- [DATA SHOWN]:
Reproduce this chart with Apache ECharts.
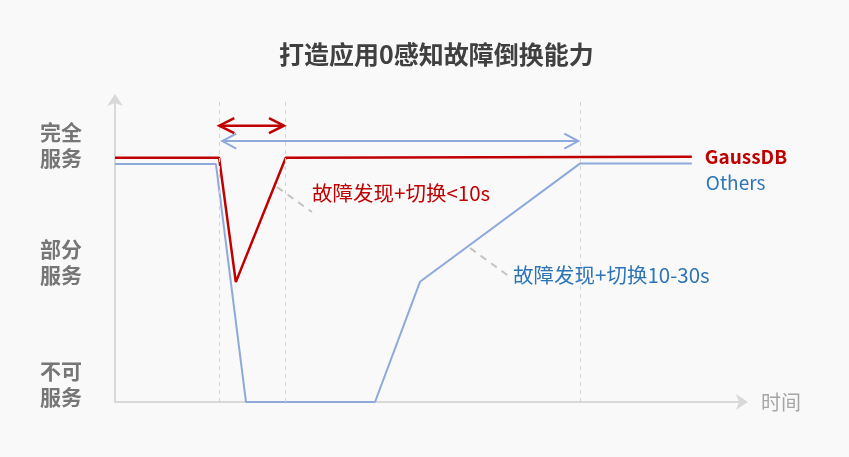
---
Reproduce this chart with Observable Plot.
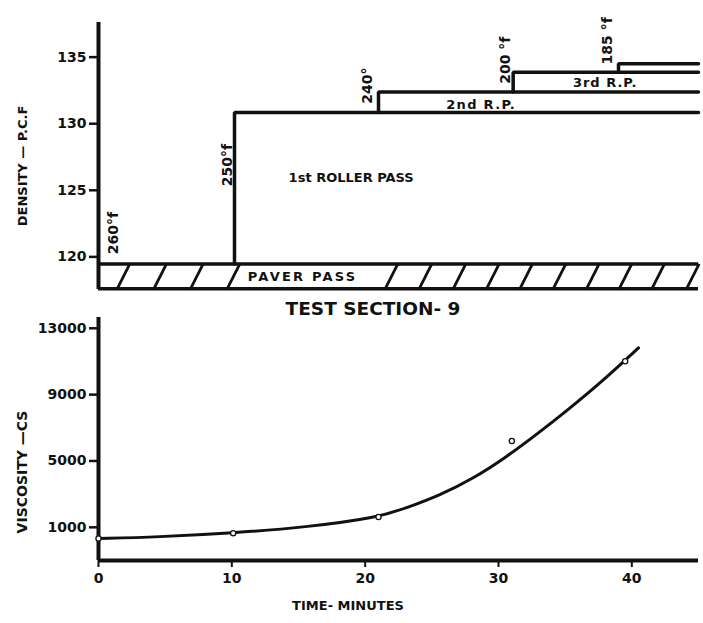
* * *
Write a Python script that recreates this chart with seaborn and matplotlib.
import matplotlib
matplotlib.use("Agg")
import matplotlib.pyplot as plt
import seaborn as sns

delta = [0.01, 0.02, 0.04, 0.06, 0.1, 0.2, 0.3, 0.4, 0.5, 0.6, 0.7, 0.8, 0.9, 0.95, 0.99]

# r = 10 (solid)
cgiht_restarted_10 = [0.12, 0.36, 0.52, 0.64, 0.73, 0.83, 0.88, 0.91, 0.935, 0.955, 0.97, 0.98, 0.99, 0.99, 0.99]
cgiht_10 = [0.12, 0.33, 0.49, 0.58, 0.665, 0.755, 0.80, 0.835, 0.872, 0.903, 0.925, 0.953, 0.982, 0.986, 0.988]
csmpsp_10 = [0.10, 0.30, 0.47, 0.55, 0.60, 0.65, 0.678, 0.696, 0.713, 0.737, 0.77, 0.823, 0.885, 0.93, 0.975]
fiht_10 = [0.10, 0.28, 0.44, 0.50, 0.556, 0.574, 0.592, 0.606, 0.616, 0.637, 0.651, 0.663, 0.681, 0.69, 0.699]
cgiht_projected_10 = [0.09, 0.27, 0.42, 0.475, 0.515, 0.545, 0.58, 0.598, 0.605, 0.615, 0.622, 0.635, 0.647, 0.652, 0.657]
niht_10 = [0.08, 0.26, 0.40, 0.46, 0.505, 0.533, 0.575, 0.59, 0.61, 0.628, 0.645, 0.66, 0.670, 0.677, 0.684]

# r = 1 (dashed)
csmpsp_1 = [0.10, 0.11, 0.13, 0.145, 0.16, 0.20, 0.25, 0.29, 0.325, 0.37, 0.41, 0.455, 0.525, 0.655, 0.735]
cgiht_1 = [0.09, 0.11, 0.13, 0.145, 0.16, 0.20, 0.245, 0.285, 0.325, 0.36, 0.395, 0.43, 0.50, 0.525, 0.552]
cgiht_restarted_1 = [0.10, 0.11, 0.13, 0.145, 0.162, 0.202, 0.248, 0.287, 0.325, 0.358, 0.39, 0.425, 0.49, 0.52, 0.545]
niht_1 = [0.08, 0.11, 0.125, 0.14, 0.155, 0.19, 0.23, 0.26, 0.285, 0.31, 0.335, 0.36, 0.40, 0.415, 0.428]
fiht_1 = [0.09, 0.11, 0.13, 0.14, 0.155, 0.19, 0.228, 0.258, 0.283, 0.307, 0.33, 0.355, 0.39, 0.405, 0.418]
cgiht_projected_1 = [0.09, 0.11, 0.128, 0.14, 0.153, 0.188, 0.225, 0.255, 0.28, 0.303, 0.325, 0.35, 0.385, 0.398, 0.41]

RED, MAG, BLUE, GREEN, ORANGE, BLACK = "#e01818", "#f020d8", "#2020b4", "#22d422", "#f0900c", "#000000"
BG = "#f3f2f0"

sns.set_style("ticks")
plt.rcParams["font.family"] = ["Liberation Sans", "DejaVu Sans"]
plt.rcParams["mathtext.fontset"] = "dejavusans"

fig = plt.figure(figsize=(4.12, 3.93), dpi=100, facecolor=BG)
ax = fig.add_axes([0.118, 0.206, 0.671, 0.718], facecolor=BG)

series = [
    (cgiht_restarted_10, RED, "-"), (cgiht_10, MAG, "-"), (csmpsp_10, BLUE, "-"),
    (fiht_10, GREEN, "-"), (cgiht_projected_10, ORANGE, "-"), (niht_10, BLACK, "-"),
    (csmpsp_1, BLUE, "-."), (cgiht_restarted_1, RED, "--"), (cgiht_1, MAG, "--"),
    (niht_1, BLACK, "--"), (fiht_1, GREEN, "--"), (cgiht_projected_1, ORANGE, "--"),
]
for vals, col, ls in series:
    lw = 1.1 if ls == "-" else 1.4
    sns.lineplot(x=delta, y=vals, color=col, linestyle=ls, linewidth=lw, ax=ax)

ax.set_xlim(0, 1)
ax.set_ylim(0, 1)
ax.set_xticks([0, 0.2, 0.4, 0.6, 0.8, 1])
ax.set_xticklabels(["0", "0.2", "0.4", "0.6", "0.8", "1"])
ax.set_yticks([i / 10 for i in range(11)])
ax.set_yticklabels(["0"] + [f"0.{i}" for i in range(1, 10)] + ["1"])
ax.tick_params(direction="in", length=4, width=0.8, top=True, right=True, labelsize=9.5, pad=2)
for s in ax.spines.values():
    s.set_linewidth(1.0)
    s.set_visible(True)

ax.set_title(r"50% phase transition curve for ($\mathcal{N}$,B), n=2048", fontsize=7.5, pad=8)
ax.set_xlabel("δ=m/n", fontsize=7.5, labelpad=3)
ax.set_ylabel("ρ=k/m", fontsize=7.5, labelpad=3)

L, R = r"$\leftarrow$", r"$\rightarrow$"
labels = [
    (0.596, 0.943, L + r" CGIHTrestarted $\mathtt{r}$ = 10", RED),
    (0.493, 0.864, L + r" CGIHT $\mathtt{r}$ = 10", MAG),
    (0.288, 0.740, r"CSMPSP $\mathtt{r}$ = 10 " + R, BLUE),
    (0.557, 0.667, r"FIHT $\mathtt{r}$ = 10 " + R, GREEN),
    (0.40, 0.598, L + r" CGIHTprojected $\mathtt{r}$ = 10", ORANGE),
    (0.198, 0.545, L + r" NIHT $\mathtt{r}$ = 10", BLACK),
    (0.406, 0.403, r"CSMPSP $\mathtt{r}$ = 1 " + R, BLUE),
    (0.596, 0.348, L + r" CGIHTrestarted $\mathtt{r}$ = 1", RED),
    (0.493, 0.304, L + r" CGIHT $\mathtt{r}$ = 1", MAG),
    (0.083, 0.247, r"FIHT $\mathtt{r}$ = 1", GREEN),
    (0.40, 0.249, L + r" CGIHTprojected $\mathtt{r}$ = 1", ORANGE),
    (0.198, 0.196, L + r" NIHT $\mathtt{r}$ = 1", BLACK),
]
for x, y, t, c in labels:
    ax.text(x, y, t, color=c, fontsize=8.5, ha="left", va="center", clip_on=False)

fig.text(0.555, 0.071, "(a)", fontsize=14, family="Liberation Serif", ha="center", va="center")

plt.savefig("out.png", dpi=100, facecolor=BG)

- [GIVEN PROBLEM]: Every line containing the string "Reproduce" must be listed.

- [FULL RESPONSE]:
Reproduce this chart with Apache ECharts.
Reproduce this chart with Observable Plot.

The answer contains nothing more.